16th May

We've now got to the middle of May - a time when historically the spring wader passage is winding down and this year is no exception.  Indeed the floods are basically virtually empty despite looking great thanks to all the rain we've been having. Still, since my last post we have managed one more decent wader in the form of a Grey Plover, found last Sunday morning by Thomas Miller. This is the second of the scarcer waders (along with Wood Sandpiper) that was on the wish list that we've now ticked off with only Sanderling eluding us so far.

Grey Plover courtesy of Thomas Miller

In the poor weather last weekend we also had a good surge of Dunlin and Ringed Plover going through with a mixed flock of a couple of dozen on the floods. Sadly since then it's been much more modest numbers before fizzling out to nothing by this weekend though we did have a sighting of a Common Sandpiper along the river courtesy of Manoj Nair.

Apart from waders there have been some interesting things to report. Firstly Manoj Nair had a cracking male Whinchat briefly at the southern end of the floods last weekend though sadly it moved through quickly.

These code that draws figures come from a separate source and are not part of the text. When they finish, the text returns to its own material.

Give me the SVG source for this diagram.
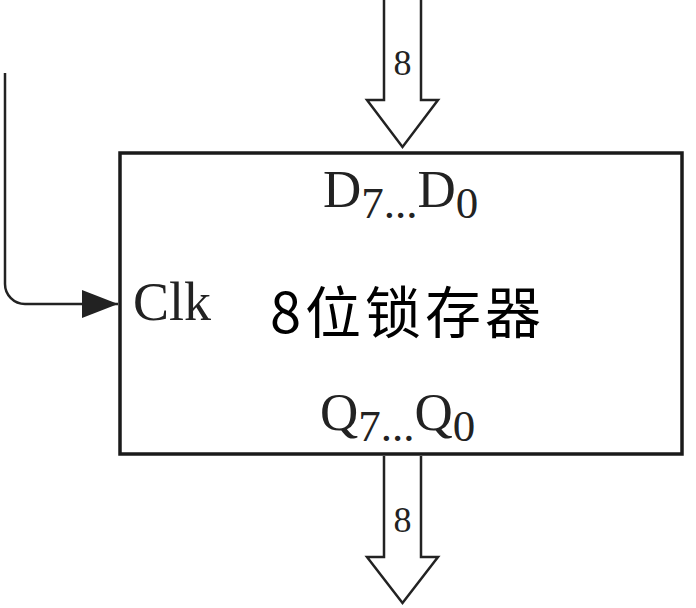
<svg xmlns="http://www.w3.org/2000/svg" width="696" height="608" viewBox="0 0 696 608">
<style>
.ln{fill:none;stroke:#222;stroke-width:2.5}
.bus{fill:#fff;stroke:#222;stroke-width:2.5;stroke-linejoin:miter}
.tr{font-family:"Liberation Serif","Times New Roman",serif;fill:#222}
.cjk{font-family:"Noto Sans CJK SC","Noto Sans",sans-serif;fill:#000}
</style>
<defs>
<marker id="ah" markerWidth="36" markerHeight="28" refX="36" refY="14" orient="auto" markerUnits="userSpaceOnUse">
<path d="M0,0 L36,14 L0,28 Z" fill="#222"/>
</marker>
</defs>
<rect width="696" height="608" fill="#fff"/>
<g id="latch">
<rect x="120" y="153" width="562" height="301" fill="#fff" stroke="#1a1a1a" stroke-width="3.5"/>
<text class="tr" x="323" y="207" font-size="53">D<tspan font-size="45" dy="11">7...</tspan><tspan dy="-11">D</tspan><tspan font-size="45" dy="11">0</tspan></text>
<text class="cjk" x="270" y="333" font-size="56" letter-spacing="4">8位锁存器</text>
<text class="tr" x="320" y="430" font-size="53">Q<tspan font-size="45" dy="11">7...</tspan><tspan dy="-11">Q</tspan><tspan font-size="45" dy="11">0</tspan></text>
<text class="tr" x="133" y="320" font-size="54">Clk</text>
</g>
<g id="connectors">
<path class="ln" d="M5,73 V284 A20,20 0 0 0 25,304 H118" marker-end="url(#ah)"/>
<path class="bus" d="M384,-3 V100 H367 L402.5,147 L438,100 H421 V-3"/>
<text class="tr" x="402.5" y="75" font-size="36" text-anchor="middle">8</text>
<path class="bus" d="M384,456 V557 H367 L402.5,603 L438,557 H421 V456"/>
<text class="tr" x="402.5" y="532" font-size="36" text-anchor="middle">8</text>
</g>
</svg>
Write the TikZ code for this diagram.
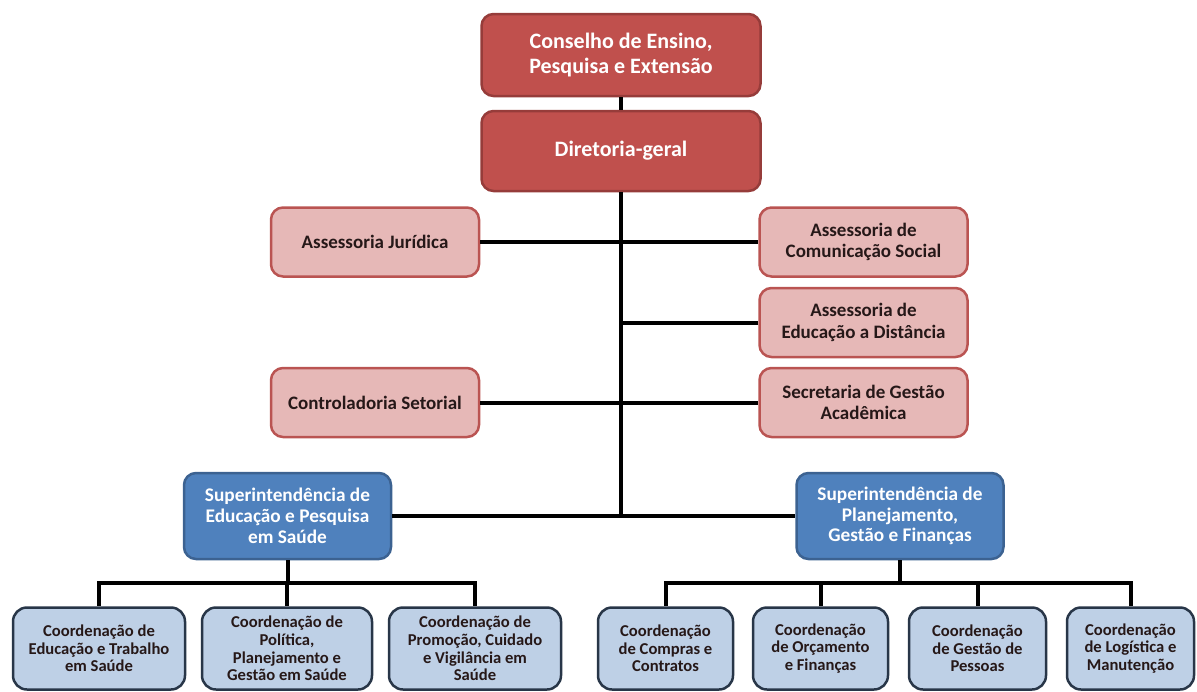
\documentclass[tikz,border=0pt]{standalone}
\usepackage{fontspec}
\setmainfont{Carlito}
\definecolor{orgred}{RGB}{192,80,77}
\definecolor{orgredline}{RGB}{150,60,58}
\definecolor{orgpink}{RGB}{230,184,183}
\definecolor{orgpinkline}{RGB}{186,84,82}
\definecolor{orgblue}{RGB}{79,129,189}
\definecolor{orgblueline}{RGB}{60,98,145}
\definecolor{orglight}{RGB}{190,208,230}
\definecolor{orglightline}{RGB}{40,54,72}
\definecolor{orgtext}{RGB}{38,24,24}

\begin{document}
\begin{tikzpicture}[x=1pt, y=-1pt,
	box/.style={rounded corners=12pt, line width=2.5pt, align=center, inner sep=0pt},
	headbox/.style={box, fill=orgred, draw=orgredline, text=white, minimum width=279pt, font=\fontsize{22}{25}\selectfont\bfseries},
	staffbox/.style={box, fill=orgpink, draw=orgpinkline, text=orgtext, minimum width=208pt, minimum height=69pt, font=\fontsize{19}{21.7}\selectfont\bfseries},
	superbox/.style={box, fill=orgblue, draw=orgblueline, text=white, minimum width=207pt, minimum height=86pt, font=\fontsize{19.3}{20.8}\selectfont\bfseries},
	coordbox/.style={box, rounded corners=14pt, fill=orglight, draw=orglightline, text=orgtext, minimum height=82pt, font=\fontsize{16.6}{17.7}\selectfont\bfseries},
	link/.style={line width=4pt, black}]

\useasboundingbox (0,0) rectangle (1197,691);

\node[headbox, minimum height=82pt] (cons) at (621,55) {Conselho de Ensino,\\Pesquisa e Extensão};
\node[headbox, minimum height=80pt] (dir) at (621,151) {Diretoria-geral};

\node[staffbox] (aj) at (375,242) {Assessoria Jurídica};
\node[staffbox] (ctrl) at (375,402.5) {Controladoria Setorial};
\node[staffbox] (acs) at (863.5,242) {Assessoria de\\Comunicação Social};
\node[staffbox] (aed) at (863.5,322.5) {Assessoria de\\Educação a Distância};
\node[staffbox] (sec) at (863.5,402.5) {Secretaria de Gestão\\Acadêmica};

\node[superbox] (sup1) at (287.5,516) {Superintendência de\\Educação e Pesquisa\\em Saúde};
\node[superbox] (sup2) at (900,516) {Superintendência de\\Planejamento,\\Gestão e Finanças};

\foreach \nm/\x/\w/\txt in {
	c1/99/172/{Coordenação de\\Educação e Trabalho\\em Saúde},
	c2/287/170/{Coordenação de\\Política,\\Planejamento e\\Gestão em Saúde},
	c3/475/172/{Coordenação de\\Promoção, Cuidado\\e Vigilância em\\Saúde},
	c4/665.5/135/{Coordenação\\de Compras e\\Contratos},
	c5/820.5/135/{Coordenação\\de Orçamento\\e Finanças},
	c6/977.5/137/{Coordenação\\de Gestão de\\Pessoas},
	c7/1130.5/127/{Coordenação\\de Logística e\\Manutenção}}{
	\node[coordbox, minimum width=\w pt] (\nm) at (\x,648.5) {\txt};
}

\draw[link] (cons) -- (dir);
\draw[link] (dir.south) -- (dir.south |- sup1.east);
\draw[link] (aj) -- (acs);
\draw[link] (ctrl) -- (sec);
\draw[link] (aed.west) -- (aed.west -| dir.south);
\draw[link] (sup1) -- (sup2);

\foreach \nm in {c1, c2, c3}{
	\draw[link] (sup1.south) -- ++(0,23) -| (\nm.north);
}
\foreach \nm in {c4, c5, c6, c7}{
	\draw[link] (sup2.south) -- ++(0,23) -| (\nm.north);
}
\end{tikzpicture}
\end{document}
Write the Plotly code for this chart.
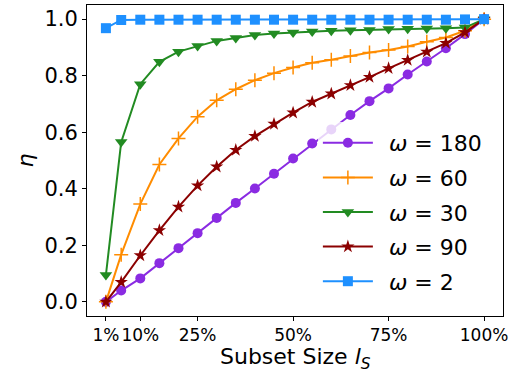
import plotly.graph_objects as go

x_pct = [1, 5, 10, 15, 20, 25, 30, 35, 40, 45, 50, 55, 60, 65, 70, 75, 80, 85, 90, 95, 100]

eta_w180 = [0.0, 0.04, 0.083, 0.137, 0.19, 0.243, 0.297, 0.35, 0.401, 0.453, 0.507,
            0.56, 0.61, 0.661, 0.71, 0.755, 0.804, 0.85, 0.897, 0.947, 1.0]
eta_w60 = [0.0, 0.167, 0.346, 0.486, 0.578, 0.655, 0.713, 0.752, 0.784, 0.809, 0.829,
           0.846, 0.856, 0.870, 0.882, 0.891, 0.903, 0.920, 0.935, 0.959, 1.0]
eta_w30 = [0.095, 0.565, 0.770, 0.849, 0.885, 0.905, 0.923, 0.933, 0.944, 0.949, 0.953,
           0.956, 0.959, 0.961, 0.962, 0.965, 0.966, 0.967, 0.968, 0.970, 1.0]
eta_w90 = [0.0, 0.070, 0.164, 0.253, 0.336, 0.411, 0.478, 0.537, 0.586, 0.629, 0.669,
           0.707, 0.736, 0.766, 0.795, 0.826, 0.855, 0.884, 0.915, 0.953, 1.0]
eta_w2 = [0.968, 0.997, 0.998, 0.998, 0.998, 0.998, 0.998, 0.998, 0.998, 0.998, 0.998,
          0.998, 0.998, 0.998, 0.998, 0.998, 0.998, 0.998, 0.998, 0.999, 1.0]

x_tick_vals = [1, 10, 25, 50, 75, 100]
x_tick_text = ["1%", "10%", "25%", "50%", "75%", "100%"]
y_tick_vals = [0.0, 0.2, 0.4, 0.6, 0.8, 1.0]

series = [
    ("180", eta_w180, "#8A2BE2", "circle", 10, None),
    ("60", eta_w60, "#FF8C00", "cross-thin", 10, 1.5),
    ("30", eta_w30, "#228B22", "triangle-down", 11, None),
    ("90", eta_w90, "#8B0000", "star", 10, None),
    ("2", eta_w2, "#1E90FF", "square", 10, None),
]

fig = go.Figure()
for i, (w, ys, col, sym, sz, lw) in enumerate(series):
    marker = dict(symbol=sym, size=sz, color=col)
    if lw is not None:
        marker["line"] = dict(color=col, width=lw)
    else:
        marker["line"] = dict(width=0)
    fig.add_trace(go.Scatter(
        x=x_pct, y=ys, mode="lines+markers",
        name=f"\u2002<i>ω</i> = {w}",
        legendgroup=f"g{i}",
        line=dict(color=col, width=2),
        marker=marker,
    ))

fig.update_layout(
    width=515, height=372,
    margin=dict(l=87, r=12, t=5, b=56),
    paper_bgcolor="white", plot_bgcolor="white",
    font=dict(family="DejaVu Sans", color="black"),
    showlegend=True,
    legend=dict(
        x=0.555, y=0.045, xanchor="left", yanchor="bottom",
        font=dict(size=22, family="DejaVu Sans"),
        bgcolor="rgba(255,255,255,0.8)",
        traceorder="grouped", tracegroupgap=3,
        itemwidth=50,
    ),
    xaxis=dict(
        range=[-3.95, 104.95], tickvals=x_tick_vals, ticktext=x_tick_text,
        tickfont=dict(size=17), tickangle=0, ticks="outside", ticklen=4, tickcolor="black",
        showline=True, linecolor="black", linewidth=1, mirror=True,
        showgrid=False, zeroline=False, automargin=False,
    ),
    yaxis=dict(
        range=[-0.05, 1.05], tickvals=y_tick_vals, tickformat=".1f",
        tickfont=dict(size=21), ticks="outside", ticklen=4, tickcolor="black",
        showline=True, linecolor="black", linewidth=1, mirror=True,
        showgrid=False, zeroline=False, automargin=False,
    ),
    annotations=[
        dict(text="Subset Size <i>l</i><sub><i>S</i></sub>", xref="paper", yref="paper",
             x=0.5, y=-0.138, xanchor="center", yanchor="middle",
             showarrow=False, font=dict(size=22)),
        dict(text="<i>η</i>", xref="paper", yref="paper", textangle=-90,
             x=-0.149, y=0.5, xanchor="center", yanchor="middle",
             showarrow=False, font=dict(size=22)),
    ],
)

fig.write_html("out.html", config={"displayModeBar": False},
               post_script="document.body.style.margin='0';")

Also we had a record (with recording) of a Nightingale singing in the scrub near the boat moorings by St Edwards playing fields on a couple of evening this week. Sadly by mid week there was no further sound of it despite several of the Patch birders going to listen for it. This is only the second record on the Patch area since 2008 when I first started birding the area so is one of the rarest birds of the year so far.

Apart from that we have a record of a Greenland Wheatear passing through courtesy of Matthew Lloyd and a Sedge Warbler singing in bushes along the river near the sailing club as well as another Cuckoo record. The Swifts are now back in the area and can be heard screaming overhead. House Martins are now gather mud from the river bank for their nests. 

House Martins collecting mud courtesy of Andrew Siantonas

Whilst things seem completely dead on the floods at present, looking back to past years interesting bird have still been seen in the second half of the month. Indeed in 2018 we had a Red-necked Phalarope on the 30th of the month and in past years we have had Spoonbill on the floods at this time of year though they seem to have become rarer again in the county over the last few years. There is still that Sanderling to get on the list as well!